Not often enough. :) Neither the CO2 emissions mitigation incentives in the IRA or the One Budget Bashing Bill revision of those incentives were guided by any estimate of the social cost of carbon.

Andy G's avatar

There is a deeper problem than the one you are suggesting about estimating “the” proper social cost of carbon.

Well two different overlapping problems.

The first is that most public policy that seeks to make the economy better - said “social cost of carbon” in fact will almost certainly be net negative.

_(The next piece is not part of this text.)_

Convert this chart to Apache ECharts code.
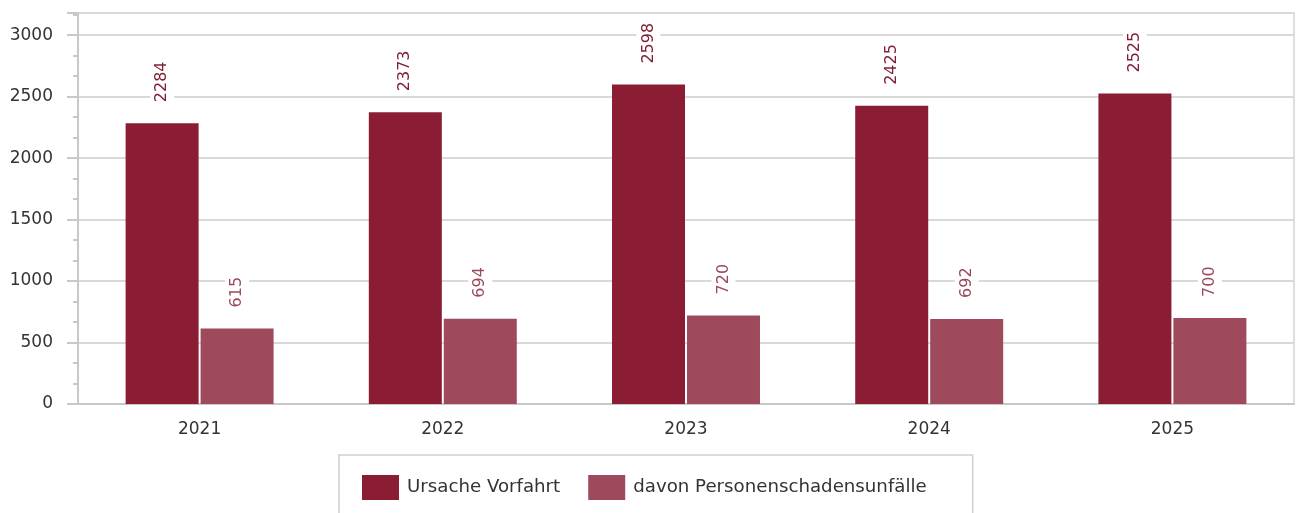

Just think about it logically, without numbers. If “climate change” is only going to reduce world economic output by 4% - hell, even 8% - in 75 years, then the correct answer economically is to DO NOTHING except developing some adaptation technology.

So the first issue is that there is immense uncertainty about the economic effects of “climate change”, and in all but the most disastrous (more in a moment),the prescribe cures surely are worse than the disease.

The fact that only the so-called tail risk is the case where different public policy could with any meaningful plausibility be economically worthwhile.

I.e. if the policy has a meaningful chance of avoiding xx degrees (2,3, 4 - you pick) of warming, which then accelerates.

Different people propose different estimates of this likelihood (some suggesting it is close to impossible). I claim no expertise whatsoever on this point.

Where I do claim the expertise of logic is that the public policy prescriptions of the left today - the ones they think the public might swallow - have a chance vanishingly close to zero of being the difference of avoiding that tipping point or not.

And so what the left is proposing is a “heads we (humanity) lose [because we waste enormous resources and reduce economic growth for no good reason], and tails humanity almost certainly also loses” - because the policies are almost guaranteed not to be sufficient to make a difference in the “existential risk” case to avoid said existential risk.

So the only winners are the leftists attaining and holding public power by pointing to this shibboleth which even in the very unlikely case that it does happen they will not stop.

Thomas L. Hutcheson's avatar

Just think about it logically, without numbers. If “climate change” is only going to reduce world economic output by 4% - he’ll, even 8% - in 75 years, then the correct answer economically is to DO NOTHING except developing some adaptation technology.

Non seq. It depends on the cost of "doing something."

Andy G's avatar

“It depends on the cost of ‘doing something.’”

In theory, yes.

In practice, almost all the “doing somethings” involve growth reducing policies like restricting the supply of fossil fuel, or mandating so-called green energy are cures far worse than the disease.

Note I said almost all. But the conceit that interventionist industrial government policy will be net beneficial for growth is utterly unfounded. And that’s even without the now well-known public choice problems.

Thomas L. Hutcheson's avatar

And the best way to combat doing the wrong thing I believe, is to advocate for doing the right thing.

Andy G's avatar

We agree there.

Where we disagree is that imo it is rarely the right thing for *government* to force people to do things via their monopoly power on violence.

“Don’t just do something. Stand there!”

Thomas L. Hutcheson's avatar

I think I’d agree to ”rarely.” But I think it’s importat to think about when those rare cases occur and then again if givne real world imperfections of government something X should be done.

Example: Capital punishment is the correct puishment in some cases. I don’t trust governments to act in and only in those cases.

Thomas L. Hutcheson's avatar

The US government should put some serious money into the effort of modeling how damage varies with different CO2 emissions trajectories. Because, like it or not, decisions ARE being made on the basis of model results. Why not the best results possible?

And for what it's worth, try to get COP to ask IPCC for better models.